## start Dataset

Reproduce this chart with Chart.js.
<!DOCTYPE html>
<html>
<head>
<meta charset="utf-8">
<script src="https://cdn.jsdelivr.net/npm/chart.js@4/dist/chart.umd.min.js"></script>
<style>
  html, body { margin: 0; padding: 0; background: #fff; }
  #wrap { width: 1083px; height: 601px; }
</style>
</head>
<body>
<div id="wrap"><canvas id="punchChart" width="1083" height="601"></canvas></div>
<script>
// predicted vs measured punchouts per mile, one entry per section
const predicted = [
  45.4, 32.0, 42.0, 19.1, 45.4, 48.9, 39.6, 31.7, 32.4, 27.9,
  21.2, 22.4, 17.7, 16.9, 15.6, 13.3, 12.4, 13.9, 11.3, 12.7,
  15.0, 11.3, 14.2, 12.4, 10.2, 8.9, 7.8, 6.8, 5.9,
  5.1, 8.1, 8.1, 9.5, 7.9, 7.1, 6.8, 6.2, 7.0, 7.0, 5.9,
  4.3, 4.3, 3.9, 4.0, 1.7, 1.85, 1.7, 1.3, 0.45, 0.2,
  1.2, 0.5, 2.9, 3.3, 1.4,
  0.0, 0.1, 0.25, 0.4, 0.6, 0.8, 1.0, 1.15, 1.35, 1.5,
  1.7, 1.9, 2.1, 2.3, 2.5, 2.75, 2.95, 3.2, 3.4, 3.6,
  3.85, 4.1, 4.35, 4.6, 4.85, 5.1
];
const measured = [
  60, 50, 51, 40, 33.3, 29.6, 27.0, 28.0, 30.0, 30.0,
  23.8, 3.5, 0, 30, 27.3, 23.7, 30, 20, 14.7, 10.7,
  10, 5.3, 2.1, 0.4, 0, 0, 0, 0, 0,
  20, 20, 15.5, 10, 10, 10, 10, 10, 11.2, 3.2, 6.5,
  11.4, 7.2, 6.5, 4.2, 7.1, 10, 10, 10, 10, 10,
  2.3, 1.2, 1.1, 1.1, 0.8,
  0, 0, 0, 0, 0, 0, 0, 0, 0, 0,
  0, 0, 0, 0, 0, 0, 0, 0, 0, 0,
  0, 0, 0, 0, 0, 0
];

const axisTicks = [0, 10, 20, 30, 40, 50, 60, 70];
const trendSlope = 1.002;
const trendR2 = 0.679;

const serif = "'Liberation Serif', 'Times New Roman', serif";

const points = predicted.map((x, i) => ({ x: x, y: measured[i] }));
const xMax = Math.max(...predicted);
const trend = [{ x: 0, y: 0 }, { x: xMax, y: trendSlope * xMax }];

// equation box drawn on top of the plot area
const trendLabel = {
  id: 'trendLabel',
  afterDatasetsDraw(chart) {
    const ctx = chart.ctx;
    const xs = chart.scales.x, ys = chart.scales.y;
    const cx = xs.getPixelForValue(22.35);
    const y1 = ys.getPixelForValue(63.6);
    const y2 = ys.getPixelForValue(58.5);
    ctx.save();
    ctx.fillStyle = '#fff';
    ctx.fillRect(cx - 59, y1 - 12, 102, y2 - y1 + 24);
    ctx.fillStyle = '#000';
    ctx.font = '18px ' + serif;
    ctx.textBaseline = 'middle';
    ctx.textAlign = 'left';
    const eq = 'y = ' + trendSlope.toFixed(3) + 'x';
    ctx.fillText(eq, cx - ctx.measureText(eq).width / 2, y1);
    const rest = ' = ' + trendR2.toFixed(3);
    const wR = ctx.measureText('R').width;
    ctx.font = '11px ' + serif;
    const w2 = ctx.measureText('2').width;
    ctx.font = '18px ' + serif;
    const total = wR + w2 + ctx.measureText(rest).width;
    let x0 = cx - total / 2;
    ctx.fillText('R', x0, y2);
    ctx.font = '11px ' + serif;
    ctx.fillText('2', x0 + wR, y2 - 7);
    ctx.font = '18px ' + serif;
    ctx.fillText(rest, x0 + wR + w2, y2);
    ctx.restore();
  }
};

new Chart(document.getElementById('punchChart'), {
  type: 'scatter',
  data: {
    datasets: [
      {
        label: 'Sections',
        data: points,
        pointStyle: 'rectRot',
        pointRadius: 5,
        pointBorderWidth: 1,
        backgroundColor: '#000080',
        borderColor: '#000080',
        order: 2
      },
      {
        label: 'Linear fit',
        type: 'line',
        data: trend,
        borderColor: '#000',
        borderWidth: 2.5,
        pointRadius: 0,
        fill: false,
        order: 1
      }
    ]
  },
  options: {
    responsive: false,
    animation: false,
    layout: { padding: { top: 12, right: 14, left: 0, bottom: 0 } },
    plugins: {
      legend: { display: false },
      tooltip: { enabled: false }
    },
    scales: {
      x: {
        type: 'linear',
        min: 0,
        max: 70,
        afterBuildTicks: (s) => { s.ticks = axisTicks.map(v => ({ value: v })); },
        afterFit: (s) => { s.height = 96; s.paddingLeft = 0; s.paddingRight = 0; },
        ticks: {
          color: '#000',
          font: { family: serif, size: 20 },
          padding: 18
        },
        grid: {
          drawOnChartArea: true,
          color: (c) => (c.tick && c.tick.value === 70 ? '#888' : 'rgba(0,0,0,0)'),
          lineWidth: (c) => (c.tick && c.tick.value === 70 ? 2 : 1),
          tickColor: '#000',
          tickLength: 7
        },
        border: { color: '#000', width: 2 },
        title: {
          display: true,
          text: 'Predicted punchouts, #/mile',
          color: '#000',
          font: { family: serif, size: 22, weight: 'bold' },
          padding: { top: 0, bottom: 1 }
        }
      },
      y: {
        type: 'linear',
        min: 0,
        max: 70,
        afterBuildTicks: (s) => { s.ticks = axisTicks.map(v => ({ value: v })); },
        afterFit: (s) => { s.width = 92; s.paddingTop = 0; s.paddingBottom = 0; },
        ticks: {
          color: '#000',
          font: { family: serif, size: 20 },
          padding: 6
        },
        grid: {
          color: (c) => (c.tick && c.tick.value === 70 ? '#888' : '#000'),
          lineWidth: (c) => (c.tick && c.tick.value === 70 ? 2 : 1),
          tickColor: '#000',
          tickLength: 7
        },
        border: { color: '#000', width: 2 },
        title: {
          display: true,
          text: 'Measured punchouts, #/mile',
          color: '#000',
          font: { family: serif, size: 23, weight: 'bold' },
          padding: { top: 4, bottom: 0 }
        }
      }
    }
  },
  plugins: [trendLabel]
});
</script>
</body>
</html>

## end Dataset
## start Dataset

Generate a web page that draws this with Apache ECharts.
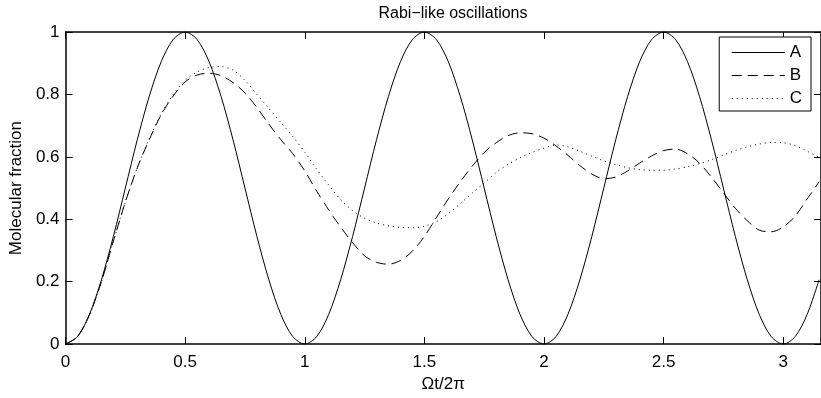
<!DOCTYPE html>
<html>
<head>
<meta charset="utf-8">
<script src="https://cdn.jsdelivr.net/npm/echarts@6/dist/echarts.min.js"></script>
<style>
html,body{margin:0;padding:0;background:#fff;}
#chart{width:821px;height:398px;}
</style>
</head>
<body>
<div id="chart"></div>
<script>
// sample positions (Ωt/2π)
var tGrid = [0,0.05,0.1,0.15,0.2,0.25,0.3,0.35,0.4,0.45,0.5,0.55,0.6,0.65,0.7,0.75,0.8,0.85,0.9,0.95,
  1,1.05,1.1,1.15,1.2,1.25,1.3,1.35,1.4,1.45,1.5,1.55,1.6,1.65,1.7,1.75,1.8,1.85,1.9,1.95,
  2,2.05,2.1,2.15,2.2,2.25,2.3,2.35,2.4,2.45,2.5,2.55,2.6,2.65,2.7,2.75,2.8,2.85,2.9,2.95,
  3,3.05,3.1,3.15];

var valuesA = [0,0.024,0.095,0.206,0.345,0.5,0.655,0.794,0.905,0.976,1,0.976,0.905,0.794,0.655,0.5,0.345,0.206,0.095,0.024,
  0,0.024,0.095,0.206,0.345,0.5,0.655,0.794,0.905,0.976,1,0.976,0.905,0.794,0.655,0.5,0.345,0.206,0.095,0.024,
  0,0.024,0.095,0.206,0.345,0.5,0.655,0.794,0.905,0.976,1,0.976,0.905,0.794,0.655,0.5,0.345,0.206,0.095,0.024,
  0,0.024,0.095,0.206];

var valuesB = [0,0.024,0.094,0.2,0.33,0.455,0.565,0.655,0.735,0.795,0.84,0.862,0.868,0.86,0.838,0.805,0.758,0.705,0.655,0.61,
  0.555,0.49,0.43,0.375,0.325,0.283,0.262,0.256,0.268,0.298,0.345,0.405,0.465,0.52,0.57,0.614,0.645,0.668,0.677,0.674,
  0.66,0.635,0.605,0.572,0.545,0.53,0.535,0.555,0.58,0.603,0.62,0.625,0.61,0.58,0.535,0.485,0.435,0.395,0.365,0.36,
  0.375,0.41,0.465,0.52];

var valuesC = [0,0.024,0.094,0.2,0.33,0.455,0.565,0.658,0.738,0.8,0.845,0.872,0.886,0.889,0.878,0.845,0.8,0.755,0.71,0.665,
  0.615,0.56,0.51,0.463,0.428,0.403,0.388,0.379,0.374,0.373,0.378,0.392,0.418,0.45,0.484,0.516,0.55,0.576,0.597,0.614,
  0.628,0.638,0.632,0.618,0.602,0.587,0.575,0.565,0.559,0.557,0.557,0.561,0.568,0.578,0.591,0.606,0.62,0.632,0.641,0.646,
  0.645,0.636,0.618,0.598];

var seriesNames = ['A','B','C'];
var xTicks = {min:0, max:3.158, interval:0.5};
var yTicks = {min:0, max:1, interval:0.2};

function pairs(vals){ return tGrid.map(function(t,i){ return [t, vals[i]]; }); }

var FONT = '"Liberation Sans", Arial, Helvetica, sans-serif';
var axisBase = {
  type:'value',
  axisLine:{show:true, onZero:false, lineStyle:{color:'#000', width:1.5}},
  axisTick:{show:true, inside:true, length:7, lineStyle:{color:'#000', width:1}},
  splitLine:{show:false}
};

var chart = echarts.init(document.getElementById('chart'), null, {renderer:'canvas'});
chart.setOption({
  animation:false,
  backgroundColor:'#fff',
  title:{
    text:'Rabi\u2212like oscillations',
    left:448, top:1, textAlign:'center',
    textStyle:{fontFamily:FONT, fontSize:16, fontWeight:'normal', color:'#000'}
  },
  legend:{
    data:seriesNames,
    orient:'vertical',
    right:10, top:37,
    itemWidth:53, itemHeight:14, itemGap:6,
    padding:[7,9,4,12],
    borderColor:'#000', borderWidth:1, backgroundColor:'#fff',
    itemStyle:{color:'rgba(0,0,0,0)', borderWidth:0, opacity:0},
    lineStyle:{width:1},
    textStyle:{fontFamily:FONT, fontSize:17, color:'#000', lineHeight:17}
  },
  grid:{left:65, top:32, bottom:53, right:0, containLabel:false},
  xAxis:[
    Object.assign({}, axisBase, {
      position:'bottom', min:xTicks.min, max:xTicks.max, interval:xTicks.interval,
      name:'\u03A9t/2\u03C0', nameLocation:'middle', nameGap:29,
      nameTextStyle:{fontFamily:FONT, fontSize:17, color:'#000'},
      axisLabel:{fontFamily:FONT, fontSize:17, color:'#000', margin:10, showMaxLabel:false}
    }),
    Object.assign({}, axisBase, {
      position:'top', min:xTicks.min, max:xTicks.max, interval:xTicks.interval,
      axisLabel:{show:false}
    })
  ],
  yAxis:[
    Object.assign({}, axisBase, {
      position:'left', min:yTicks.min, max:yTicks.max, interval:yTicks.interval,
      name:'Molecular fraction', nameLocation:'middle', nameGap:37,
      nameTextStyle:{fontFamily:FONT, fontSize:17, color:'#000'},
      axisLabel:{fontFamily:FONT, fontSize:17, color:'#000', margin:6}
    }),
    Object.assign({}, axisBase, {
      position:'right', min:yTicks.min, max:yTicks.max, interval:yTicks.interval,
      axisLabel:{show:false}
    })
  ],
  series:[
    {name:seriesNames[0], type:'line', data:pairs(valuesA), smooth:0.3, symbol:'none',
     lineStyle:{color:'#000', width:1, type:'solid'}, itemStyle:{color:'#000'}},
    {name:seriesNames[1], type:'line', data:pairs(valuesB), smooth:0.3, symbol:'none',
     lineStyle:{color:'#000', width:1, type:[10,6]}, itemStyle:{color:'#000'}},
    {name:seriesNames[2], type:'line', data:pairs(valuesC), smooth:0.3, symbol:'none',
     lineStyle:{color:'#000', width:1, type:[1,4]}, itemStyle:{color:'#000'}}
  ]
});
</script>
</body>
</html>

## end Dataset

[Problem details] Begin at the line that has "Reproduce this chart with Chart.js.", stop after the line that has "xMax, y: trendSlope", and repeat exactly those lines, nothing more.

[Result below]
Reproduce this chart with Chart.js.
<!DOCTYPE html>
<html>
<head>
<meta charset="utf-8">
<script src="https://cdn.jsdelivr.net/npm/chart.js@4/dist/chart.umd.min.js"></script>
<style>
  html, body { margin: 0; padding: 0; background: #fff; }
  #wrap { width: 1083px; height: 601px; }
</style>
</head>
<body>
<div id="wrap"><canvas id="punchChart" width="1083" height="601"></canvas></div>
<script>
// predicted vs measured punchouts per mile, one entry per section
const predicted = [
  45.4, 32.0, 42.0, 19.1, 45.4, 48.9, 39.6, 31.7, 32.4, 27.9,
  21.2, 22.4, 17.7, 16.9, 15.6, 13.3, 12.4, 13.9, 11.3, 12.7,
  15.0, 11.3, 14.2, 12.4, 10.2, 8.9, 7.8, 6.8, 5.9,
  5.1, 8.1, 8.1, 9.5, 7.9, 7.1, 6.8, 6.2, 7.0, 7.0, 5.9,
  4.3, 4.3, 3.9, 4.0, 1.7, 1.85, 1.7, 1.3, 0.45, 0.2,
  1.2, 0.5, 2.9, 3.3, 1.4,
  0.0, 0.1, 0.25, 0.4, 0.6, 0.8, 1.0, 1.15, 1.35, 1.5,
  1.7, 1.9, 2.1, 2.3, 2.5, 2.75, 2.95, 3.2, 3.4, 3.6,
  3.85, 4.1, 4.35, 4.6, 4.85, 5.1
];
const measured = [
  60, 50, 51, 40, 33.3, 29.6, 27.0, 28.0, 30.0, 30.0,
  23.8, 3.5, 0, 30, 27.3, 23.7, 30, 20, 14.7, 10.7,
  10, 5.3, 2.1, 0.4, 0, 0, 0, 0, 0,
  20, 20, 15.5, 10, 10, 10, 10, 10, 11.2, 3.2, 6.5,
  11.4, 7.2, 6.5, 4.2, 7.1, 10, 10, 10, 10, 10,
  2.3, 1.2, 1.1, 1.1, 0.8,
  0, 0, 0, 0, 0, 0, 0, 0, 0, 0,
  0, 0, 0, 0, 0, 0, 0, 0, 0, 0,
  0, 0, 0, 0, 0, 0
];

const axisTicks = [0, 10, 20, 30, 40, 50, 60, 70];
const trendSlope = 1.002;
const trendR2 = 0.679;

const serif = "'Liberation Serif', 'Times New Roman', serif";

const points = predicted.map((x, i) => ({ x: x, y: measured[i] }));
const xMax = Math.max(...predicted);
const trend = [{ x: 0, y: 0 }, { x: xMax, y: trendSlope * xMax }];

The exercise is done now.